Draft Product Description for Fedora Workstation
awilliam at redhat.com
Tue Nov 5 20:56:47 UTC 2013
On Mon, 2013-11-04 at 21:03 +0100, drago01 wrote:
> On Mon, Nov 4, 2013 at 9:02 PM, Reindl Harald <h.reindl at thelounge.net> wrote:
> > Am 04.11.2013 20:56, schrieb drago01:
> >> On Mon, Nov 4, 2013 at 8:49 PM, Reindl Harald <h.reindl at thelounge.net> wrote:
> >>> that's all true but you can be pretty sure if a "app-store" with
> >>> bundeled applications exists *nobody* would package and maintain
> >>> them as RPM -> everybody would point with his finger to the app
> >> No because RPM packages apps *do* have benifits .. otherwise we
> >> wouldn't have this discussion.
> >>> if it goes in that direction, and it starts faster than anybody likes
> >>> you do a dramatical harm to the userbase which likes the consistent
> >>> package managment and *really used* conecpt of shared libraries
> >> Again those are NOT MUTUALLY EXCLUSIVE. You can have sandboxed *and*
> >> rpm packaged apps at the same time.
> > the most imporant word in your answer is *CAN*
> > but you will not, nobody will package whatever application
> > as RPM if he is fine with the app-store, so you *could*
> > have both but i doubt at the end of the day it will happen
> And I disagree ... but there is a way to find out ... lets try and see ;)

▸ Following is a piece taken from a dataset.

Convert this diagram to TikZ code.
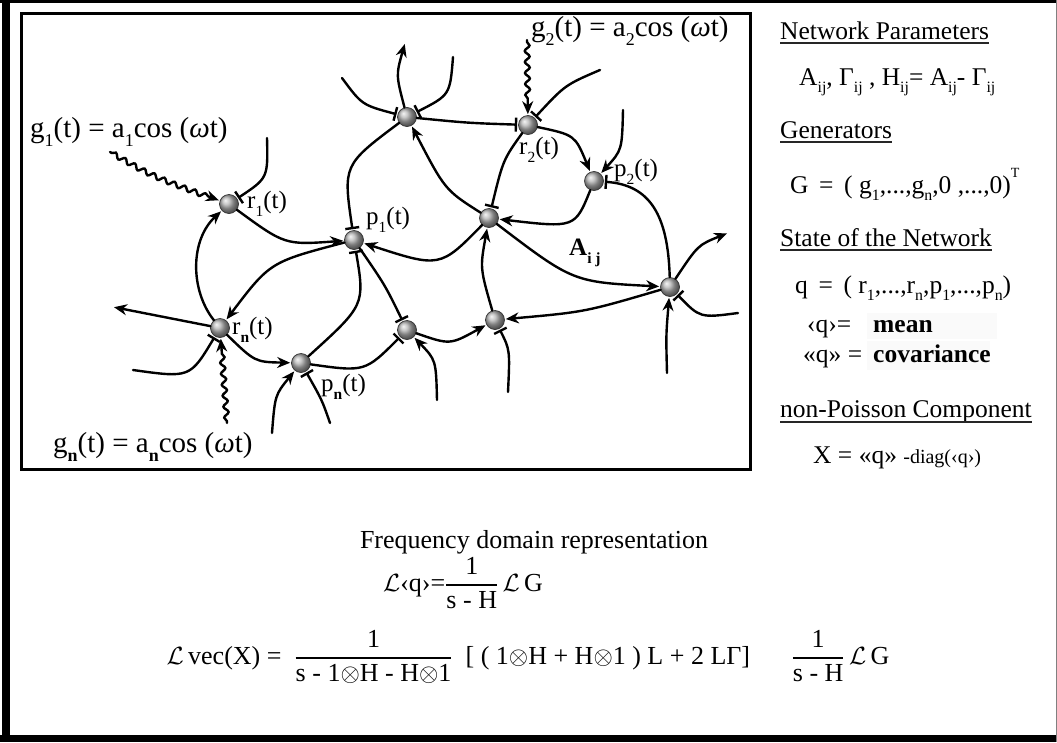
\documentclass[tikz,border=0pt]{standalone}
\usepackage{amsmath}
\usepackage{graphicx}
\usepackage{fontspec}
\setmainfont{Liberation Serif}
\usetikzlibrary{arrows.meta,decorations.pathmorphing}
\newcommand{\mysub}[1]{\raisebox{-0.3em}{\scalebox{0.62}{#1}}}
\newcommand{\mysup}[1]{\raisebox{0.62em}{\scalebox{0.55}{#1}}}
\newcommand{\pxfont}[1]{\fontsize{#1}{#1}\selectfont}
\begin{document}
\begin{tikzpicture}[x=1pt,y=-1pt,
  edge/.style={line width=2.4pt, line cap=round, shorten >=1pt},
  act/.style={edge, -{Stealth[length=13pt,width=11pt]}},
  inh/.style={edge, -{Bar[width=14pt]}},
  wave/.style={edge, -{Stealth[length=13pt,width=11pt]}, decorate,
     decoration={snake,amplitude=2.4pt,segment length=11pt,pre length=2pt,post length=12pt}},
  ball/.style={circle, minimum size=19pt, inner sep=0pt, ball color=gray!60,
     draw=gray!40!black, line width=0.7pt},
  lab/.style={font={\pxfont{25}}, inner sep=0pt, anchor=west},
  glab/.style={font={\pxfont{29}}, inner sep=0pt, anchor=west},
  rp/.style={font={\pxfont{25.5}}, inner sep=0pt, anchor=base west},
  uline/.style={line width=1.8pt, black!85},
  ff/.style={font={\pxfont{26}}, inner sep=0pt},
]
\useasboundingbox (0,0) rectangle (1057,742);
% outer frame
\fill[black] (0,0) rectangle (1057,3);
\fill[black] (2,0) rectangle (10,742);
\fill[black] (0,735) rectangle (1057,742);
\draw[gray, line width=1pt] (1056.5,0) -- (1056.5,742);
% inner box
\draw[line width=3pt] (21.5,13.5) rectangle (750.5,469.5);

% nodes
\node[ball] (r1) at (229,204) {};
\node[ball] (p1) at (354,240) {};
\node[ball] (T)  at (407,117) {};
\node[ball] (r2) at (528,125) {};
\node[ball] (p2) at (594,181) {};
\node[ball] (C)  at (489,218) {};
\node[ball] (rn) at (220,328) {};
\node[ball] (pn) at (301,363) {};
\node[ball] (M)  at (407,330) {};
\node[ball] (N)  at (495,320) {};
\node[ball] (R)  at (670,287) {};

% free ends
\coordinate (g1s) at (110,152);
\coordinate (g2s) at (527,40);
\coordinate (gns) at (227,423);
\coordinate (f1) at (267,138);
\coordinate (fT1) at (342,78);
\coordinate (fT2) at (453,57);
\coordinate (fT3) at (405,43);
\coordinate (fr2) at (600,70);
\coordinate (fp2) at (623,110);
\coordinate (fR1) at (728,233);
\coordinate (fR2) at (667,373);
\coordinate (fR3) at (738,313);
\coordinate (fN) at (508,392);
\coordinate (fM) at (437,400);
\coordinate (fn1) at (113,307);
\coordinate (frn) at (133,370);
\coordinate (fpn1) at (272,433);
\coordinate (fpn2) at (330,423);

% generator inputs
\draw[wave] (g1s) .. controls (150,175) .. (r1);
\draw[wave] (g2s) -- (r2);
\draw[wave] (gns) -- (rn);

% connectors
\draw[inh] (f1) .. controls (268,178) .. (r1);
\draw[act] (r1) .. controls (285,245) .. (p1);
\draw[act] (rn) .. controls (190,290) and (190,240) .. (r1);
\draw[inh] (fT1) .. controls (362,105) .. (T);
\draw[inh] (fT2) .. controls (450,95) .. (T);
\draw[act] (T) .. controls (396,75) .. (fT3);
\draw[inh] (T) .. controls (468,123) .. (r2);
\draw[act] (C) .. controls (445,190) .. (T);
\draw[inh] (r2) .. controls (503,160) .. (C);
\draw[inh] (fr2) .. controls (565,85) .. (r2);
\draw[act] (r2) .. controls (575,135) .. (p2);
\draw[act] (fp2) .. controls (622,150) .. (p2);
\draw[act] (p2) .. controls (575,228) .. (C);
\draw[inh] (R) .. controls (668,215) and (650,185) .. (p2);
\draw[act] (R) .. controls (698,245) .. (fR1);
\draw[act] (C) .. controls (440,268) .. (p1);
\draw[act] (C) .. controls (573,282) .. (R);
\draw[act] (N) .. controls (480,268) .. (C);
\draw[act] (R) .. controls (585,312) .. (N);
\draw[inh] (fN) .. controls (510,350) .. (N);
\draw[act] (M) .. controls (450,345) .. (N);
\draw[act] (fM) .. controls (436,360) .. (M);
\draw[inh] (p1) .. controls (385,285) .. (M);
\draw[inh] (pn) .. controls (365,372) .. (M);
\draw[inh] (pn) .. controls (365,305) .. (p1);
\draw[act] (fR2) .. controls (666,335) .. (R);
\draw[inh] (fR3) .. controls (700,318) .. (R);
\draw[act] (p1) .. controls (270,262) .. (rn);
\draw[act] (rn) -- (fn1);
\draw[inh] (frn) .. controls (190,378) .. (rn);
\draw[act] (rn) .. controls (255,362) .. (pn);
\draw[act] (fpn1) .. controls (275,395) .. (pn);
\draw[inh] (fpn2) .. controls (322,400) .. (pn);
\draw[inh] (T) .. controls (343,165) .. (p1);

% node labels
\node[lab] (lr1) at (247,204) {r\mysub{1}(t)};
\node[lab] (lp1) at (366,220) {p\mysub{1}(t)};
\node[lab] (lr2) at (519,150) {r\mysub{2}(t)};
\node[lab] (lp2) at (614,172) {p\mysub{2}(t)};
\node[lab] (lrn) at (232,330) {r\mysub{\textbf{n}}(t)};
\node[lab] (lpn) at (321,387) {p\mysub{\textbf{n}}(t)};
\node[lab] (laij) at (569,253) {\textbf{A}\mysub{\textbf{i j}}};

\node[glab] (lg1) at (30,132) {g\mysub{1}(t) = a\mysub{1}cos (\textit{ω}t)};
\node[glab] (lg2) at (531,31) {g\mysub{2}(t) = a\mysub{2}cos (\textit{ω}t)};
\node[glab] (lgn) at (53,447) {g\mysub{\textbf{n}}(t) = a\mysub{\textbf{n}}cos (\textit{ω}t)};

% right panel
\fill[black!2] (867,313) rectangle (997,339);
\fill[black!2] (867,341) rectangle (990,370);
\node[rp] (h1) at (780,39) {Network Parameters};
\draw[uline] ([yshift=-4pt]h1.base west) -- ([yshift=-4pt]h1.base east);
\node[rp] (t1) at (799,85) {A\mysub{ij}, Γ\mysub{ij} , H\mysub{ij}= A\mysub{ij}- Γ\mysub{ij}};
\node[rp] (h2) at (780,138) {Generators};
\draw[uline] ([yshift=-4pt]h2.base west) -- ([yshift=-4pt]h2.base east);
\node[rp] (t2) at (790,193) {G \,=\, ( g\mysub{1},...,g\mysub{n},0 ,...,0)\mysup{T}};
\node[rp] (h3) at (780,246) {State of the Network};
\draw[uline] ([yshift=-4pt]h3.base west) -- ([yshift=-4pt]h3.base east);
\node[rp] (t3) at (795,293) {q \,=\, ( r\mysub{1},...,r\mysub{n},p\mysub{1},...,p\mysub{n})};
\node[rp] (t4) at (807,332) {‹q›=};
\node[rp] (t4b) at (873,332) {\textbf{mean}};
\node[rp] (t5) at (803,362) {«q» =};
\node[rp] (t5b) at (873,362) {\textbf{covariance}};
\node[rp] (h4) at (780,417) {non-Poisson Component};
\draw[uline] ([yshift=-5pt]h4.base west) -- ([yshift=-5pt]h4.base east);
\node[rp] (t6) at (813,463) {X = «q» {\pxfont{20}-diag(‹q›)}};

% bottom formulas
\node[ff, anchor=base] (fd) at (534,548) {Frequency domain representation};
\node[ff] (e1) at (463,583) {$\mathcal{L}$‹q›=$\genfrac{}{}{1.6pt}{0}{\text{1}}{\text{s - H}}$\,$\mathcal{L}$\,G};
\node[ff] (e2) at (528,657) {$\mathcal{L}$\,vec(X) =\enspace$\genfrac{}{}{1.6pt}{0}{\text{1}}{\text{s - 1$\otimes$H - H$\otimes$1}}$\enspace[ ( 1$\otimes$H + H$\otimes$1 ) L + 2 LΓ]\hspace{1.6em}$\genfrac{}{}{1.6pt}{0}{\text{1}}{\text{s - H}}$\,$\mathcal{L}$\,G};
\end{tikzpicture}
\end{document}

That's rather a cavalier attitude.
You seem to agree that the future Harald posits is at least a
possibility. If so, I think you, he and I would all agree it would be a
negative outcome in at least some respects. It is, therefore, a future
risk. It's not an easily reversible risk: we can't invent a sandboxed
app distribution mechanism, promote it as a blessed and 'supported'
method of app distribution for Fedora, and then suddenly say 'hey, wait,
that was a bad idea!' and take it away again. Or, rather, we could, but
that path would have its own negative consequences.
So: you, he and I all agree that the path your propose implies a risk.
You would also argue, I'm sure, that it may result in a benefit.
In this situation what we should do is carefully consider the relative
possibilities of the good, bad and mixed outcomes with as much precision
as we can, and try to come up with a path forward which makes the
likelihood of a good outcome as high as possible and the likelihood of a
bad outcome as low as possible. "Let's just try it and see what
happens!" is not a mature approach to risk management.